I won't have any comps in the summer (I'll be staffing a scout camp) but @Tycubing has a comp just over the border in Kansas in the spring. We may be doing a two day in fall (no promises) but that'd be a Friday-Saturday thing (but you don't actually lose a day because you get Sunday to travel). It'd be great if you guys could come then! I'll let you know when we have more info on that.


----------



## aybuck37 (Jan 29, 2017)

JustinTimeCuber said:


> well if *someone* does a comp in STL, I'd totally be willing to be on staff.

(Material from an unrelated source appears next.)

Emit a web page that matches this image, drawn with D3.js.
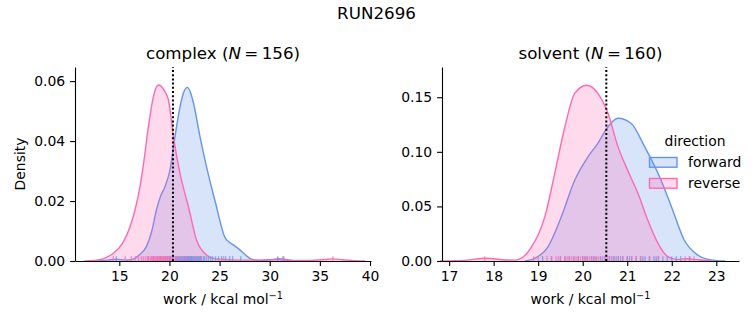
<!DOCTYPE html>
<html>
<head>
<meta charset="utf-8">
<script src="https://cdn.jsdelivr.net/npm/d3@7"></script>
<style>
  body { margin: 0; background: #fff; }
  svg { display: block; font-family: "DejaVu Sans", sans-serif; }
</style>
</head>
<body>
<script>
// density curves, [work, density]
var complexForward = [[12.5, 0], [13.8, 0.0003], [14.7, 0.0006], [15.6, 0.0003], [16.3, 0.0005], [16.9, 0.0018],
  [17.7, 0.0048], [18.2, 0.0095], [18.7, 0.017], [19.1, 0.0215], [19.55, 0.0248], [20.05, 0.0303], [20.55, 0.0414],
  [21.05, 0.0514], [21.45, 0.0565], [21.78, 0.0579], [22.1, 0.0562], [22.4, 0.0526], [23.05, 0.0414], [23.7, 0.0314],
  [24.2, 0.0245], [24.7, 0.018], [25.1, 0.0125], [25.5, 0.0081], [26.0, 0.0062], [26.4, 0.0053], [27.0, 0.0038],
  [27.4, 0.0026], [28.2, 0.0006], [29.0, 0.0002], [30.0, 0.0003], [30.9, 0.0008], [31.7, 0.0004], [32.6, 0]];
var complexReverse = [[11.5, 0], [12.5, 0.0002], [13.5, 0.0009], [14.4, 0.0026], [15.3, 0.0058], [16.07, 0.0114],
  [16.6, 0.0175], [17.06, 0.0248], [17.5, 0.0345], [17.9, 0.0448], [18.4, 0.0548], [18.75, 0.0583], [19.0, 0.0587],
  [19.3, 0.0578], [19.6, 0.0562], [19.9, 0.0537], [20.4, 0.0414], [21.05, 0.0292], [21.9, 0.018], [22.7, 0.007],
  [23.7, 0.002], [24.5, 0.0008], [25.5, 0.0005], [27.0, 0.0003], [29.0, 0.0003], [30.7, 0.0005], [32.0, 0.0002],
  [34.0, 0.0002], [35.5, 0.0005], [36.3, 0.0007], [37.2, 0.0004], [38.5, 0.0001], [39.5, 0]];
var solventForward = [[18.7, 0], [18.9, 0.002], [19.22, 0.013], [19.52, 0.0406], [19.82, 0.074], [20.12, 0.0955],
  [20.34, 0.1078], [20.57, 0.123], [20.79, 0.1307], [21.09, 0.126], [21.39, 0.1047], [21.76, 0.074], [22.02, 0.0467],
  [22.28, 0.0192], [22.58, 0.0055], [22.88, 0.001], [23.2, 0]];
var solventReverse = [[16.8, 0], [17.3, 0.0005], [17.84, 0.0025], [18.2, 0.0012], [18.47, 0.0008], [18.7, 0.005],
  [18.85, 0.013], [19.0, 0.024], [19.15, 0.0406], [19.37, 0.08], [19.6, 0.123], [19.82, 0.1536], [20.09, 0.161],
  [20.34, 0.1536], [20.57, 0.135], [20.79, 0.105], [21.01, 0.083], [21.24, 0.062], [21.46, 0.0375], [21.69, 0.0162],
  [21.91, 0.004], [22.1, 0.0015], [22.35, 0.002], [22.6, 0.0012], [22.9, 0]];

// rug samples (estimated)
var complexForwardRug = [14.7, 17.9, 18.4, 18.8, 19.1, 19.4, 19.6, 19.8, 20.0, 20.1, 20.3, 20.4, 20.6, 20.7, 20.8, 20.9,
  21.0, 21.1, 21.2, 21.3, 21.4, 21.5, 21.55, 21.6, 21.7, 21.8, 21.85, 21.9, 22.0, 22.1, 22.15, 22.2, 22.3, 22.4, 22.5,
  22.6, 22.7, 22.8, 22.9, 23.0, 23.1, 23.2, 23.4, 23.5, 23.7, 23.9, 24.1, 24.3, 24.6, 24.9, 25.2, 25.6, 26.0, 26.3,
  27.1, 30.8, 31.4];
var complexReverseRug = [14.4, 15.6, 16.2, 16.6, 16.9, 17.2, 17.4, 17.6, 17.8, 17.9, 18.1, 18.2, 18.3, 18.4, 18.5, 18.6,
  18.7, 18.8, 18.9, 19.0, 19.05, 19.1, 19.2, 19.3, 19.4, 19.5, 19.6, 19.7, 19.8, 19.9, 20.0, 20.2, 20.4, 20.6, 20.8,
  21.0, 21.3, 21.6, 22.0, 22.5, 23.1, 25.4, 31.3, 36.3];
var solventForwardRug = [19.1, 19.3, 19.5, 19.6, 19.7, 19.8, 19.9, 20.0, 20.05, 20.1, 20.2, 20.25, 20.3, 20.4, 20.45,
  20.5, 20.6, 20.65, 20.7, 20.75, 20.8, 20.85, 20.9, 21.0, 21.05, 21.1, 21.2, 21.3, 21.35, 21.4, 21.5, 21.6, 21.65,
  21.7, 21.8, 21.9, 22.0, 22.1, 22.2, 22.4];
var solventReverseRug = [17.8, 18.9, 19.0, 19.2, 19.3, 19.4, 19.45, 19.5, 19.6, 19.65, 19.7, 19.75, 19.8, 19.85, 19.9,
  19.95, 20.0, 20.05, 20.1, 20.15, 20.2, 20.25, 20.3, 20.35, 20.4, 20.5, 20.55, 20.6, 20.7, 20.8, 20.9, 21.0, 21.1,
  21.2, 21.3, 21.5, 21.7, 22.3, 22.4, 22.5];

var complexXTicks = [15, 20, 25, 30, 35, 40];
var complexYTicks = [0, 0.02, 0.04, 0.06];
var solventXTicks = [17, 18, 19, 20, 21, 22, 23];
var solventYTicks = [0, 0.05, 0.10, 0.15];
var complexMean = 20.35, solventMean = 20.53;
var directions = ["forward", "reverse"];

var width = 753, height = 325;
var blue = "#6495ED", pink = "#FF69B4";
var tickFont = "13.9px", titleFont = "16.7px";

const svg = d3.select("body").append("svg")
    .attr("width", width)
    .attr("height", height);

svg.append("text")
    .attr("x", width / 2)
    .attr("y", 19)
    .attr("text-anchor", "middle")
    .style("font-size", titleFont)
    .text("RUN2696");

function drawPanel(p) {
  var x = d3.scaleLinear().domain(p.xDomain).range([p.left, p.right]);
  var y = d3.scaleLinear().domain(p.yDomain).range([p.bottom, p.top]);

  var area = d3.area()
      .x(d => x(d[0]))
      .y0(y(0))
      .y1(d => y(d[1]))
      .curve(d3.curveMonotoneX);
  var line = d3.line()
      .x(d => x(d[0]))
      .y(d => y(d[1]))
      .curve(d3.curveMonotoneX);

  var series = [[p.forward, blue], [p.reverse, pink]];
  series.forEach(function(s) {
    svg.append("path").datum(s[0])
        .attr("d", area)
        .attr("fill", s[1])
        .attr("fill-opacity", 0.25);
    svg.append("path").datum(s[0])
        .attr("d", line)
        .attr("fill", "none")
        .attr("stroke", s[1])
        .attr("stroke-width", 1.4);
  });

  // rug
  var rugH = (p.bottom - p.top) * 0.025;
  [[p.forwardRug, blue], [p.reverseRug, pink]].forEach(function(r) {
    svg.append("g")
      .selectAll("line")
      .data(r[0])
      .join("line")
        .attr("x1", d => x(d))
        .attr("x2", d => x(d))
        .attr("y1", p.bottom)
        .attr("y2", p.bottom - rugH)
        .attr("stroke", r[1])
        .attr("stroke-opacity", 0.7)
        .attr("stroke-width", 1.4);
  });

  //mean line
  svg.append("line")
      .attr("x1", x(p.mean)).attr("x2", x(p.mean))
      .attr("y1", p.bottom).attr("y2", p.top)
      .attr("stroke", "#000")
      .attr("stroke-width", 2)
      .attr("stroke-dasharray", "2,2.2");

  var xAxis = svg.append("g")
      .attr("transform", `translate(0,${p.bottom})`)
      .call(d3.axisBottom(x).tickValues(p.xTicks).tickFormat(d3.format("d"))
        .tickSize(4.9).tickPadding(4.9).tickSizeOuter(0));
  var yAxis = svg.append("g")
      .attr("transform", `translate(${p.left},0)`)
      .call(d3.axisLeft(y).tickValues(p.yTicks).tickFormat(d3.format(".2f"))
        .tickSize(4.9).tickPadding(4.9).tickSizeOuter(0));
  [xAxis, yAxis].forEach(function(g) {
    g.attr("font-family", null).attr("font-size", null);
    g.selectAll("text").style("font-size", tickFont).attr("fill", "#000");
    g.selectAll("line").attr("stroke-width", 1.1);
    g.select(".domain").attr("stroke-width", 1.1);
  });

  // subplot title
  var t = svg.append("text")
      .attr("x", (p.left + p.right) / 2)
      .attr("y", p.top - 8.3)
      .attr("text-anchor", "middle")
      .style("font-size", titleFont);
  t.append("tspan").text(p.name + " (");
  t.append("tspan").style("font-style", "italic").text("N");
  t.append("tspan").text("\u2009=\u2009" + p.n + ")");

  // x label
  var xl = svg.append("text")
      .attr("x", (p.left + p.right) / 2)
      .attr("y", 304)
      .attr("text-anchor", "middle")
      .style("font-size", tickFont);
  xl.append("tspan").text("work / kcal mol");
  xl.append("tspan").attr("dy", -5.5).style("font-size", "9.7px").text("\u22121");

  if (p.ylabel) {
    svg.append("text")
        .attr("transform", `translate(25,${(p.top + p.bottom) / 2}) rotate(-90)`)
        .attr("text-anchor", "middle")
        .style("font-size", tickFont)
        .text(p.ylabel);
  }
}

drawPanel({
  left: 75, right: 371, top: 67, bottom: 261,
  xDomain: [10.58, 40.1], yDomain: [0, 0.0647],
  xTicks: complexXTicks, yTicks: complexYTicks,
  forward: complexForward, reverse: complexReverse,
  forwardRug: complexForwardRug, reverseRug: complexReverseRug,
  mean: complexMean, name: "complex", n: 156, ylabel: "Density"
});
drawPanel({
  left: 442, right: 739, top: 67, bottom: 261,
  xDomain: [16.84, 23.51], yDomain: [0, 0.1777],
  xTicks: solventXTicks, yTicks: solventYTicks,
  forward: solventForward, reverse: solventReverse,
  forwardRug: solventForwardRug, reverseRug: solventReverseRug,
  mean: solventMean, name: "solvent", n: 160, ylabel: null
});

// legend
var legend = svg.append("g");
legend.append("text")
    .attr("x", 695)
    .attr("y", 146)
    .attr("text-anchor", "middle")
    .style("font-size", tickFont)
    .text("direction");
legend.selectAll("rect")
  .data(directions)
  .join("rect")
    .attr("x", 649.5)
    .attr("y", (d, i) => 157.5 + i * 21)
    .attr("width", 27.5)
    .attr("height", 9.7)
    .attr("fill", d => d === "forward" ? blue : pink)
    .attr("fill-opacity", 0.25)
    .attr("stroke", d => d === "forward" ? blue : pink)
    .attr("stroke-width", 1.4);
legend.selectAll(".label")
  .data(directions)
  .join("text")
    .attr("class", "label")
    .attr("x", 688)
    .attr("y", (d, i) => 166.8 + i * 21)
    .style("font-size", tickFont)
    .text(d => d);
</script>
</body>
</html>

Lol I have my eyes on a new community center. But it's not done with construction. Luckily you can rent it out so I'm trying.


----------



## JustinTimeCuber (Jan 29, 2017)

aybuck37 said:


> Lol I have my eyes on a new community center. But it's not done with construction. Luckily you can rent it out so I'm trying.


sounds good
e: where is it?


----------



## aybuck37 (Jan 29, 2017)

JustinTimeCuber said:


> sounds good
> e: where is it?


Maryland Heights


----------



## JustinTimeCuber (Jan 29, 2017)

aybuck37 said:


> Maryland Heights


convenient for KCubers coming from I-70 who don't want to go an extra, like, 15 minutes

I think I found it lol


----------



## aybuck37 (Jan 29, 2017)

JustinTimeCuber said:


> convenient for KCubers coming from I-70 who don't want to go an extra, like, 15 minutes
> 
> I think I found it lol


Yeah!!! Also look at the building map, I'm thinking the "millennium room" might work. But idk any details about the "infinity room". Hopefully one of the two works


----------



## biscuit (Feb 6, 2017)

If everyone that hasn't paid yet pays, we'll be at the 85 competitor limit. If you haven't signed up and you want to go, you need to sign up and pay ASAP.


----------



## Tycubing (Feb 19, 2017)

Goals

2x2- who cares
3x3- finally get a sub 13 avg(sub 12?)
5x5- sub 2:15 avg and a sub 2 single
BLD- success
FMC- sub 60
Skewb- sub 6 avg (podium?)
Mega- lol
Clock- get a sub 25 avg

Other goals
Don't fail
Staff


----------